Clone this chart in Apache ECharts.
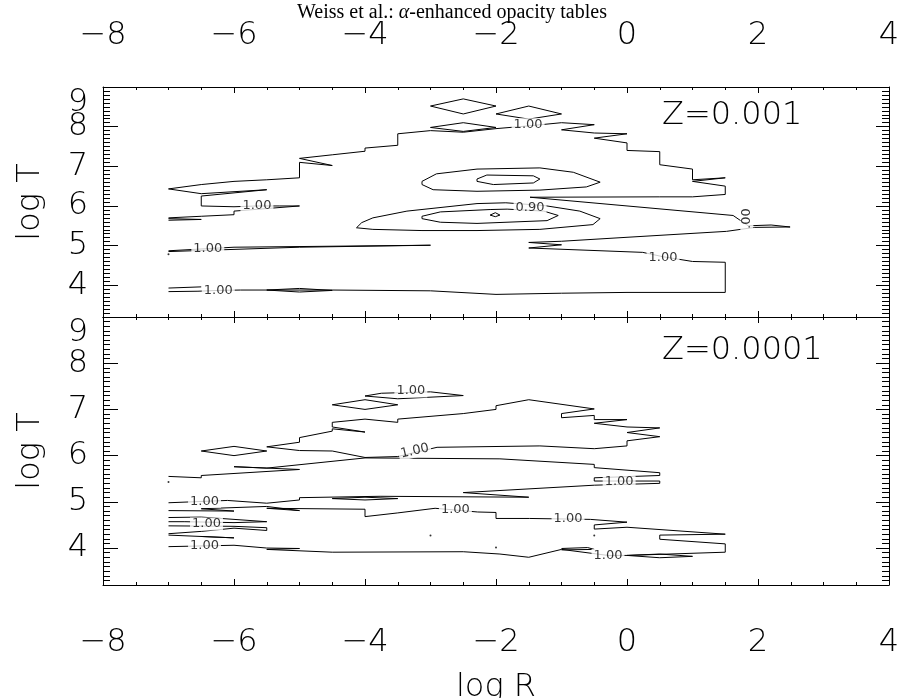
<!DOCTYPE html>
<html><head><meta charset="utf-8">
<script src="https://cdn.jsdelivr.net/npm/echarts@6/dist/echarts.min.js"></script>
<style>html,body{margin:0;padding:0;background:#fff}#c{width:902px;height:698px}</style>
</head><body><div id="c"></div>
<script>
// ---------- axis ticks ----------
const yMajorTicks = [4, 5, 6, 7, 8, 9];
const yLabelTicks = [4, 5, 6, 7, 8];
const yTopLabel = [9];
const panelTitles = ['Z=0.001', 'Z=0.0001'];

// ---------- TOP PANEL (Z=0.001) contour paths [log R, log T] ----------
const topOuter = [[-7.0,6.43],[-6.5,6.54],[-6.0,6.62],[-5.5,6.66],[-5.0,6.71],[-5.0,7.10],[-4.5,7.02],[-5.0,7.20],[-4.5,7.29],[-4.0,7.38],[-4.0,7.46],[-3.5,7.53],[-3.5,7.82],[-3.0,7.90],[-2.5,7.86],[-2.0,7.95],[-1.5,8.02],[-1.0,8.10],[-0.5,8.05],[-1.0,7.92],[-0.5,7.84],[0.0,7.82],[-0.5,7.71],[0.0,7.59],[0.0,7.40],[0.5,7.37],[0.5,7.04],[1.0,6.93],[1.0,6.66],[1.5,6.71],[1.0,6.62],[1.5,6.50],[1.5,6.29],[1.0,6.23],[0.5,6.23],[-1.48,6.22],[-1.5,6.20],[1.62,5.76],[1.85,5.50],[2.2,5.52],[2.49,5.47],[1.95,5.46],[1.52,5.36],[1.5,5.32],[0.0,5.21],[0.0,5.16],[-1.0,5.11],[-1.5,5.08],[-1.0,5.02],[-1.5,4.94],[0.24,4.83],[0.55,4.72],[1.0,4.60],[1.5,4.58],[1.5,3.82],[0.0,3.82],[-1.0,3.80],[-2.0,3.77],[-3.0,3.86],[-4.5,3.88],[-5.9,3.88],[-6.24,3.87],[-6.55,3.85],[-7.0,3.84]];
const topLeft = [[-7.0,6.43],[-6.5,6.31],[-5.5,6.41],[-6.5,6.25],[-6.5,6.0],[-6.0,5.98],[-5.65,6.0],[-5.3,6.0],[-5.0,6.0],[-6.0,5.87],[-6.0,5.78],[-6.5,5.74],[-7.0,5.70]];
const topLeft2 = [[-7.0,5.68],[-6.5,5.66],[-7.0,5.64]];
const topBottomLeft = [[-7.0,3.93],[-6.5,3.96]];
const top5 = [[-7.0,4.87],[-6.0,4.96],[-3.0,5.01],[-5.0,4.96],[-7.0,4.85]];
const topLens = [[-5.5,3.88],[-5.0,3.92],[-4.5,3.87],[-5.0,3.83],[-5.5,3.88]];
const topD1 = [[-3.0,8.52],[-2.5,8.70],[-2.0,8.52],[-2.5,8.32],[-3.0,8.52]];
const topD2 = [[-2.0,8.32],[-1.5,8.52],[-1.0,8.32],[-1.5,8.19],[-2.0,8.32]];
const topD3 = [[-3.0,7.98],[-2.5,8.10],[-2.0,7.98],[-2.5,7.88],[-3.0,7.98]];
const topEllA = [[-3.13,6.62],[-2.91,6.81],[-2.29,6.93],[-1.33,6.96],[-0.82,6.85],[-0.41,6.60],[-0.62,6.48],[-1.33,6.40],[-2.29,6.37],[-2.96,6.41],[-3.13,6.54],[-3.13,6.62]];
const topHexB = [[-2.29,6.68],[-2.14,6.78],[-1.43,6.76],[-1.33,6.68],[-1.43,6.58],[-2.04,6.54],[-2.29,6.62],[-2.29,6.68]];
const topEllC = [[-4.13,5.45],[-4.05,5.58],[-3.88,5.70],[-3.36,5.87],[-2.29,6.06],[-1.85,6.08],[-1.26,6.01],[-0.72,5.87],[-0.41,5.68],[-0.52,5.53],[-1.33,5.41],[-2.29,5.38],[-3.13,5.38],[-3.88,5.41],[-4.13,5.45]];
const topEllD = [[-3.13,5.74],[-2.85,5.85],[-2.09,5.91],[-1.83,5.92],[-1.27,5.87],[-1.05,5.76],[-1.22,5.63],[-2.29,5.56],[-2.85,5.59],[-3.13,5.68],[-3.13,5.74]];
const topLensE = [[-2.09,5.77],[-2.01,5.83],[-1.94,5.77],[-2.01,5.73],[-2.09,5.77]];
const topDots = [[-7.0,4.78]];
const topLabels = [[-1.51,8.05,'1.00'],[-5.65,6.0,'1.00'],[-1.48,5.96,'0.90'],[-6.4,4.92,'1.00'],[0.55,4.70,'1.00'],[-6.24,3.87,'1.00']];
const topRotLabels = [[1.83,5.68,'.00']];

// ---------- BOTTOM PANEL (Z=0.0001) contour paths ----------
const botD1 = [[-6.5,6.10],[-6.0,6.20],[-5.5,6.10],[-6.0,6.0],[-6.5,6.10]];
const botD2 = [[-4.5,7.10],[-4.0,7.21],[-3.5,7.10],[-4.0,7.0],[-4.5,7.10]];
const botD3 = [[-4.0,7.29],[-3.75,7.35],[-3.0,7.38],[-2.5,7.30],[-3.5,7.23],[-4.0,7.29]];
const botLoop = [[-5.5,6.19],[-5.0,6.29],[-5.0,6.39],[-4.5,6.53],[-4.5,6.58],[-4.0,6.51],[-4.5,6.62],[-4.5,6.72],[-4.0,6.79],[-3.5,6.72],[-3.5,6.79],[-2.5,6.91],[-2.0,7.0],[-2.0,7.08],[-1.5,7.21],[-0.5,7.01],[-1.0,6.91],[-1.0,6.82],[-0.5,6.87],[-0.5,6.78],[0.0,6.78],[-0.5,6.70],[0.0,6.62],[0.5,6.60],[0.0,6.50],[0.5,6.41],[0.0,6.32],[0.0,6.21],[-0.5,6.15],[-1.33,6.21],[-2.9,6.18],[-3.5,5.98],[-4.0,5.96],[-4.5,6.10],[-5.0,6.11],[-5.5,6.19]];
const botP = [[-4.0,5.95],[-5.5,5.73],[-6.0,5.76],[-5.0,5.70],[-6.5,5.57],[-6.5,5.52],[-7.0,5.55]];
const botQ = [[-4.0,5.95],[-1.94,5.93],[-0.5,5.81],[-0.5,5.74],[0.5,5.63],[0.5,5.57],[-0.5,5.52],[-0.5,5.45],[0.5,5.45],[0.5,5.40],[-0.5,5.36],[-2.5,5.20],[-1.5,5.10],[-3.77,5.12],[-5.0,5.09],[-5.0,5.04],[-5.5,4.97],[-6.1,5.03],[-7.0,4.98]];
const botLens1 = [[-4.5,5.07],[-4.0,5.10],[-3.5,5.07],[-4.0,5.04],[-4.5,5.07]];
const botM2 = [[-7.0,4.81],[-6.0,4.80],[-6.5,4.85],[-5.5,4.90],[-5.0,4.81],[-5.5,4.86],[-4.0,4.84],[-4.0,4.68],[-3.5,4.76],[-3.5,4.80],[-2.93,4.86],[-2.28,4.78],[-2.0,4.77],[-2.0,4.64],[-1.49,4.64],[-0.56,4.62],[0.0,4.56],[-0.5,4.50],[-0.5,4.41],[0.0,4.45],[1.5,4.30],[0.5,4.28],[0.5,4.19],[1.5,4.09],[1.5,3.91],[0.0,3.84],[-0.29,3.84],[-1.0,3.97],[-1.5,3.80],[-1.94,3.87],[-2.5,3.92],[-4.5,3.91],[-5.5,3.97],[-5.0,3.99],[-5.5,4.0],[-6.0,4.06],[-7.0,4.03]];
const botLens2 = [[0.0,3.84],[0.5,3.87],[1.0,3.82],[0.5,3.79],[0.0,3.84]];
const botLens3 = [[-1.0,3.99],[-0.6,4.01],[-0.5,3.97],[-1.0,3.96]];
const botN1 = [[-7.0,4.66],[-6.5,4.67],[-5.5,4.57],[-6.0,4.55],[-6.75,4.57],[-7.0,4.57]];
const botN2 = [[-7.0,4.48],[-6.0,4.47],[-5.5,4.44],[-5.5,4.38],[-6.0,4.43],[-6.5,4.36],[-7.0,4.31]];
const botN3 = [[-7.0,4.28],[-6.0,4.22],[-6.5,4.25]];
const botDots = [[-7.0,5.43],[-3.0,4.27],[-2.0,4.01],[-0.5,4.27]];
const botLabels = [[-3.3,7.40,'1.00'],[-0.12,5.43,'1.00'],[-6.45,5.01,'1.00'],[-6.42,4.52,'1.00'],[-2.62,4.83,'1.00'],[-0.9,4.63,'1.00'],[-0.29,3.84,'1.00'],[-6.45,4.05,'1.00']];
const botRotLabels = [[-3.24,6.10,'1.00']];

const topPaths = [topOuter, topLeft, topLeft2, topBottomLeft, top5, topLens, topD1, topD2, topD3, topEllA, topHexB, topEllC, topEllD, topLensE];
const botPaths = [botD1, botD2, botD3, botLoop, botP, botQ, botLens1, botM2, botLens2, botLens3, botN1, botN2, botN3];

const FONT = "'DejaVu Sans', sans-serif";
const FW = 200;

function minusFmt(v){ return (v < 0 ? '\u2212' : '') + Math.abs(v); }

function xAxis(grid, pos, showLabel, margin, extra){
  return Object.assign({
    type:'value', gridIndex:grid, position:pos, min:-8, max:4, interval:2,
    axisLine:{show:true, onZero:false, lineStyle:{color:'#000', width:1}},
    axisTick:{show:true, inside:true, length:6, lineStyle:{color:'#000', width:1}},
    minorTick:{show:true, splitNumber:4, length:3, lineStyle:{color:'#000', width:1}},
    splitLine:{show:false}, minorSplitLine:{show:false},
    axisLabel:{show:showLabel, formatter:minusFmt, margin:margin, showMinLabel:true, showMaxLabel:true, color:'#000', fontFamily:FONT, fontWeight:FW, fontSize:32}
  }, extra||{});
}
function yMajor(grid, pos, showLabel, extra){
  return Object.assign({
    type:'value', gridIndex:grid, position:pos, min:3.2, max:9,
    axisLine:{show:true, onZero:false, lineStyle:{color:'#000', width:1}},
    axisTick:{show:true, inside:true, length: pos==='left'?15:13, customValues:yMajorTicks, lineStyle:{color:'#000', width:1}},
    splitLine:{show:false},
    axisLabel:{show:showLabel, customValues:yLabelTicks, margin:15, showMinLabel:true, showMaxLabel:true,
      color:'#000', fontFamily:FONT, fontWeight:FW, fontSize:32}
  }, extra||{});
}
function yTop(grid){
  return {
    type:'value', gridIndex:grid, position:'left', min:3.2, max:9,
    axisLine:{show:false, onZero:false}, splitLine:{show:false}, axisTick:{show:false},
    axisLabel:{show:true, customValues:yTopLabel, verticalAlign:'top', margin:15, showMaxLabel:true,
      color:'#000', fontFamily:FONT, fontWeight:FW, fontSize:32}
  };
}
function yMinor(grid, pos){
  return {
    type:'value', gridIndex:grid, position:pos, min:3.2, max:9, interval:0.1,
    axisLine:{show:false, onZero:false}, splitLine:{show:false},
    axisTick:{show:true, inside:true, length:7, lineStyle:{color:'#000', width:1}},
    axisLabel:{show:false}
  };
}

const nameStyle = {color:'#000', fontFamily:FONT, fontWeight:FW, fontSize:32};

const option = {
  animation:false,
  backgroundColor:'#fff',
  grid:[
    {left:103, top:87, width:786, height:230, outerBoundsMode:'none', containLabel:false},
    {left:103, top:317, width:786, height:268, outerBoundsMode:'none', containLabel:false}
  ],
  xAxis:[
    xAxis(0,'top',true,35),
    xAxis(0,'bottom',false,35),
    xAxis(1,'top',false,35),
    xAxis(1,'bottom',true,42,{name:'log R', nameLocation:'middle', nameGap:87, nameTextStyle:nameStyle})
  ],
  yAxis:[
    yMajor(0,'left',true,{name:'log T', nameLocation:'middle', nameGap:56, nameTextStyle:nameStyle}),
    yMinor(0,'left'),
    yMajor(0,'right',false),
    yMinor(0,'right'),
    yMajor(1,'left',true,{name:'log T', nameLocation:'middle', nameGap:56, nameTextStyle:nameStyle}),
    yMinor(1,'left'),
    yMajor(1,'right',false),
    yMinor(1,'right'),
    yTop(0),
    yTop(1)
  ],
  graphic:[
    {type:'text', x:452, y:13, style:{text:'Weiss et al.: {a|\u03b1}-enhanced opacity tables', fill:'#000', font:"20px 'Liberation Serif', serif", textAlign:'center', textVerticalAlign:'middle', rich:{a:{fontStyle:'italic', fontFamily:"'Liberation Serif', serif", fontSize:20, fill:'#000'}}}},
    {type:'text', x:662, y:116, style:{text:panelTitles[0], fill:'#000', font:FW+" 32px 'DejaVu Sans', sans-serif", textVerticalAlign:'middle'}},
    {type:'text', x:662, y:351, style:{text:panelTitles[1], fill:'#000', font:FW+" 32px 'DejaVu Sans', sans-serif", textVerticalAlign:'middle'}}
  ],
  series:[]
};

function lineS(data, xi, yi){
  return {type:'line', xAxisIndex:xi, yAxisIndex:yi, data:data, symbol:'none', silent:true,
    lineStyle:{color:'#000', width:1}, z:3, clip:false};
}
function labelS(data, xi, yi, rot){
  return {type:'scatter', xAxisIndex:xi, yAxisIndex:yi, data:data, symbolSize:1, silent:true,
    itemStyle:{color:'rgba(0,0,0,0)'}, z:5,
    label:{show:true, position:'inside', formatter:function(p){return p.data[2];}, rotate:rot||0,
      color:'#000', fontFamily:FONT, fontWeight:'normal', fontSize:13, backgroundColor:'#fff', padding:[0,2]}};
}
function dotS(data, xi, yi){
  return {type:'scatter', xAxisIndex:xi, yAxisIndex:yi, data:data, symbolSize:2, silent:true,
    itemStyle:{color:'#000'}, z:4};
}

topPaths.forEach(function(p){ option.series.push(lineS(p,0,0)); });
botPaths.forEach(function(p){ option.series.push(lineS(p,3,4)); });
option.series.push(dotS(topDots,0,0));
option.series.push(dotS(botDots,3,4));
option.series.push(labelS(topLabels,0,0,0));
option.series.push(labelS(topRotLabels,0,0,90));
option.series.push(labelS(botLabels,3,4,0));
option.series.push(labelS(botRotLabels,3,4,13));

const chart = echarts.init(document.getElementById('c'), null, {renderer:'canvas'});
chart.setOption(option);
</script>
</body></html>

* * *

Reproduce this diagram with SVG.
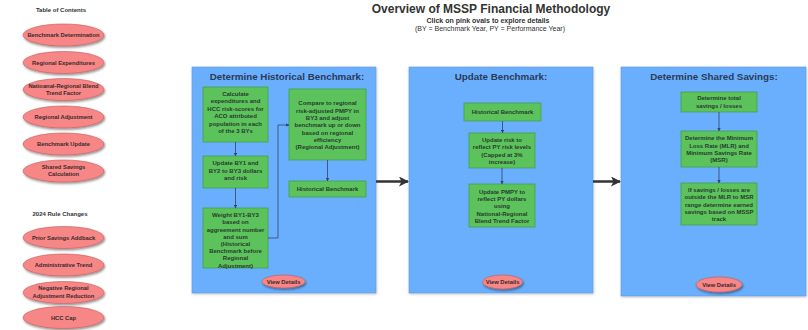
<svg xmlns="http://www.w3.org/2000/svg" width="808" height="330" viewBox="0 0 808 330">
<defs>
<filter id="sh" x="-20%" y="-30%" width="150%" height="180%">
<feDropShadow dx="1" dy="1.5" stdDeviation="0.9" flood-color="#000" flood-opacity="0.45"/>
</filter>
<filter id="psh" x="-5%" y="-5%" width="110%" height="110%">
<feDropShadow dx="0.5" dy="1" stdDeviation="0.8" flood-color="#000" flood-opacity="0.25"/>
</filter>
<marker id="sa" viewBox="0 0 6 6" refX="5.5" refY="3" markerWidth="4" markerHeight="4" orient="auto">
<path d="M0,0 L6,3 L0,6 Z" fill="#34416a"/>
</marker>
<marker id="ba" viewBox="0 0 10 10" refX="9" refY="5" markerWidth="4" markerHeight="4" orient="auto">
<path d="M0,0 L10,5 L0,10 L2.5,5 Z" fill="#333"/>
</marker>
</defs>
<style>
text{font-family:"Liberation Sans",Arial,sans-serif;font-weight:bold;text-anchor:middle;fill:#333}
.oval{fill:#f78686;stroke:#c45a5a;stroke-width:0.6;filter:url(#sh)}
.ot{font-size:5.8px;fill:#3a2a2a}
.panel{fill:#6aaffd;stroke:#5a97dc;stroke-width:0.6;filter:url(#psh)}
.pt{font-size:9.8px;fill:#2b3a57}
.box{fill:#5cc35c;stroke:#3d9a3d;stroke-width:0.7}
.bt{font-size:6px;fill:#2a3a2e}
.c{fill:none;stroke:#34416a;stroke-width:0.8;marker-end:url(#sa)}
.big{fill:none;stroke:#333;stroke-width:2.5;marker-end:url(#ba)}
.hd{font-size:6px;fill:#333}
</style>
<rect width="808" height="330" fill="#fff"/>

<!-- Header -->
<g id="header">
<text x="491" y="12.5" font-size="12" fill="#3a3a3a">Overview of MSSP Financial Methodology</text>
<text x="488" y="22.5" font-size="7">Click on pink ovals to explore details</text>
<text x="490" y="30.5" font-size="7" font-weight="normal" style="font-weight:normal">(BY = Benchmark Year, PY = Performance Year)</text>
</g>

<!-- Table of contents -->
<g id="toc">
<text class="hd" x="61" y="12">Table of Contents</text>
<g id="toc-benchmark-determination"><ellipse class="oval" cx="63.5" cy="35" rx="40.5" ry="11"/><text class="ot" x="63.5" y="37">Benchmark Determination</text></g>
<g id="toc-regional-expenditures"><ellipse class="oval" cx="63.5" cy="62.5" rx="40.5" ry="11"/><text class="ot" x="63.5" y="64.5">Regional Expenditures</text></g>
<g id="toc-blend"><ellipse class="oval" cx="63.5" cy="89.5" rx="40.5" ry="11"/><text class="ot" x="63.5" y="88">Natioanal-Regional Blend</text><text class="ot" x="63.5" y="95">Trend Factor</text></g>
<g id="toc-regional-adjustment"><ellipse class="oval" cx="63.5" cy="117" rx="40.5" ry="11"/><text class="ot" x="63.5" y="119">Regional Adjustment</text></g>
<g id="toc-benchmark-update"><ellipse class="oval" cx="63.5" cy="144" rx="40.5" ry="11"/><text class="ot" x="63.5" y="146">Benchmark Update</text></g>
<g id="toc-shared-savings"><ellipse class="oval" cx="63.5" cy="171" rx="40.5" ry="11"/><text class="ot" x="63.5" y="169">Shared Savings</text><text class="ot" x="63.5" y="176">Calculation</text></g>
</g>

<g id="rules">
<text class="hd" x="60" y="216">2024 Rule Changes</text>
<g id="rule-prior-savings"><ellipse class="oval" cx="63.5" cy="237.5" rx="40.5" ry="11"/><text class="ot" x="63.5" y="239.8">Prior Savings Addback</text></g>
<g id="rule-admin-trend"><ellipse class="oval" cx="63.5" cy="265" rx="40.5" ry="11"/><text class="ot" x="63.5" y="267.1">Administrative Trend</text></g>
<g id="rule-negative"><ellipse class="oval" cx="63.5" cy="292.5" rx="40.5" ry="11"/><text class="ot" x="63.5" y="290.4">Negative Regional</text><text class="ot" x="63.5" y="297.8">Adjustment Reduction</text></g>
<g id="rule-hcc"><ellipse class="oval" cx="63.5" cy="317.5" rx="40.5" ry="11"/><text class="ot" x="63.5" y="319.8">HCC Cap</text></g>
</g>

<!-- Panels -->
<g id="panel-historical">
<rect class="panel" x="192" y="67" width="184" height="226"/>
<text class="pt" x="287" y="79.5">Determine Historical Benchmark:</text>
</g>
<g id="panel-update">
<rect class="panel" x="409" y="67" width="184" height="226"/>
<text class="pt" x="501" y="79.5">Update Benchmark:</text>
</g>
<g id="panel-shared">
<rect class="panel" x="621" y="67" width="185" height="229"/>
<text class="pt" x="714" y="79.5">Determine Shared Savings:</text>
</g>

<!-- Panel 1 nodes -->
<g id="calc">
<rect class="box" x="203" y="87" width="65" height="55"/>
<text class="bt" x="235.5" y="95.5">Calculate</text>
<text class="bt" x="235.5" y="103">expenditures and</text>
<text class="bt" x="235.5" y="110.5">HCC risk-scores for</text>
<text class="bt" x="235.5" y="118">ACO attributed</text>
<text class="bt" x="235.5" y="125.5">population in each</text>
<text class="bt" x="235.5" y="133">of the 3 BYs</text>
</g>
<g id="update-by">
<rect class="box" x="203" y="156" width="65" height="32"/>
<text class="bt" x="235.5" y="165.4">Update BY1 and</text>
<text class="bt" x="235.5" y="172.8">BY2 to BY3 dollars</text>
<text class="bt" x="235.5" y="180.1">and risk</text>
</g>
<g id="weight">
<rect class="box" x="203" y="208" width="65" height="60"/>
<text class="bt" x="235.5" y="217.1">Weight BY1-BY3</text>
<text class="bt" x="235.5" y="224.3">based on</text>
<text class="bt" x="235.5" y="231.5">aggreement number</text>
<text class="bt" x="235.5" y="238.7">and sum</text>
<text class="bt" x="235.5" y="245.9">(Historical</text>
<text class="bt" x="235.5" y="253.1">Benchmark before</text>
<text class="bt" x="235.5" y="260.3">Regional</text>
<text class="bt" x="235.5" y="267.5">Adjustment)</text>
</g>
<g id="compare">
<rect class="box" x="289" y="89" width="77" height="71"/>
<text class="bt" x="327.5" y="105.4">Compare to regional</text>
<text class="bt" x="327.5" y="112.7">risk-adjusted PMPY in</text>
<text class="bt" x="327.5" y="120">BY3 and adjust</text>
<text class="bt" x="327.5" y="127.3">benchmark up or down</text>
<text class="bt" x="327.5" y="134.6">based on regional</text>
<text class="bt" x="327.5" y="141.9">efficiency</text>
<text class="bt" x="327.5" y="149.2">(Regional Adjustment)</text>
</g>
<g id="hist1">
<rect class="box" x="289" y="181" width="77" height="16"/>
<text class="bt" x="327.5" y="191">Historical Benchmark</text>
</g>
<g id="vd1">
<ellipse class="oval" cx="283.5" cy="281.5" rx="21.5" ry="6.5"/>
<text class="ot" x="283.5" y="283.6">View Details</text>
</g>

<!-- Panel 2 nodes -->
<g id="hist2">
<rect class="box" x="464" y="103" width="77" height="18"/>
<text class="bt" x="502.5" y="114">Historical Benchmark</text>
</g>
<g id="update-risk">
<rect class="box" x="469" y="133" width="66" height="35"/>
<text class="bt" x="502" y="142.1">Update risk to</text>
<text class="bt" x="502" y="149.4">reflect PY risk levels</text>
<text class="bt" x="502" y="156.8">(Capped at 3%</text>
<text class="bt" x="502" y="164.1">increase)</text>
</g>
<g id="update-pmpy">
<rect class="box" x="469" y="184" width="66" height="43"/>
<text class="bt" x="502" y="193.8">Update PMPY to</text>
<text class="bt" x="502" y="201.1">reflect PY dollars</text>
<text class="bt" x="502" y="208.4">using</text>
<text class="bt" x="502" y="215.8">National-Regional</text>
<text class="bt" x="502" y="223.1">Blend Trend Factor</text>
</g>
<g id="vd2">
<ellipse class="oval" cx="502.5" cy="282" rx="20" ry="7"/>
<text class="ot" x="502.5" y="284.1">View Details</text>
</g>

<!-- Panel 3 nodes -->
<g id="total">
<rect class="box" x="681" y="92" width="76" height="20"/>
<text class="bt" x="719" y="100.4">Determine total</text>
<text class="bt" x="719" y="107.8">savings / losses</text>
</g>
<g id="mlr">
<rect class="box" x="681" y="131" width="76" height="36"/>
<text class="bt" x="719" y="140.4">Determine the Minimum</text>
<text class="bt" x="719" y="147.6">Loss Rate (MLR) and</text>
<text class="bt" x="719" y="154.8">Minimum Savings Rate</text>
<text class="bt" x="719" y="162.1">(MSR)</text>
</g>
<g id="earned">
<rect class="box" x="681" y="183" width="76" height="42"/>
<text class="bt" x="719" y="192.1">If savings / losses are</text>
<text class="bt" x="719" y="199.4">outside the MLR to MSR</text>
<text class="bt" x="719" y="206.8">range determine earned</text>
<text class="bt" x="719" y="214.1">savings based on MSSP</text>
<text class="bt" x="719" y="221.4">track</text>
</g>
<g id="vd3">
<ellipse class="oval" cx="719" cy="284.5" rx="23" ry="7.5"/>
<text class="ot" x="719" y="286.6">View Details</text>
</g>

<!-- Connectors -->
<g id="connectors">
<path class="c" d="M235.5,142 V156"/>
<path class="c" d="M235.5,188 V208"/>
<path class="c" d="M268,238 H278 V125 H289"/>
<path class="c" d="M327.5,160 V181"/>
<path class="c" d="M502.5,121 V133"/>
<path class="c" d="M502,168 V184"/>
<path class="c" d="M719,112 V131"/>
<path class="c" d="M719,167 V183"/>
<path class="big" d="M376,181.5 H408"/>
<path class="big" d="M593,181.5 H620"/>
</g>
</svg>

* * *

Omit all pictures and repeat exactly the lines from the one containing "Clone this chart in Apache ECharts." through the one containing "const panelTitles = ['Z=0.001', 'Z=0.0001'];", ends included, with nothing added.

● **SOLVED PROBLEM**
Clone this chart in Apache ECharts.
<!DOCTYPE html>
<html><head><meta charset="utf-8">
<script src="https://cdn.jsdelivr.net/npm/echarts@6/dist/echarts.min.js"></script>
<style>html,body{margin:0;padding:0;background:#fff}#c{width:902px;height:698px}</style>
</head><body><div id="c"></div>
<script>
// ---------- axis ticks ----------
const yMajorTicks = [4, 5, 6, 7, 8, 9];
const yLabelTicks = [4, 5, 6, 7, 8];
const yTopLabel = [9];
const panelTitles = ['Z=0.001', 'Z=0.0001'];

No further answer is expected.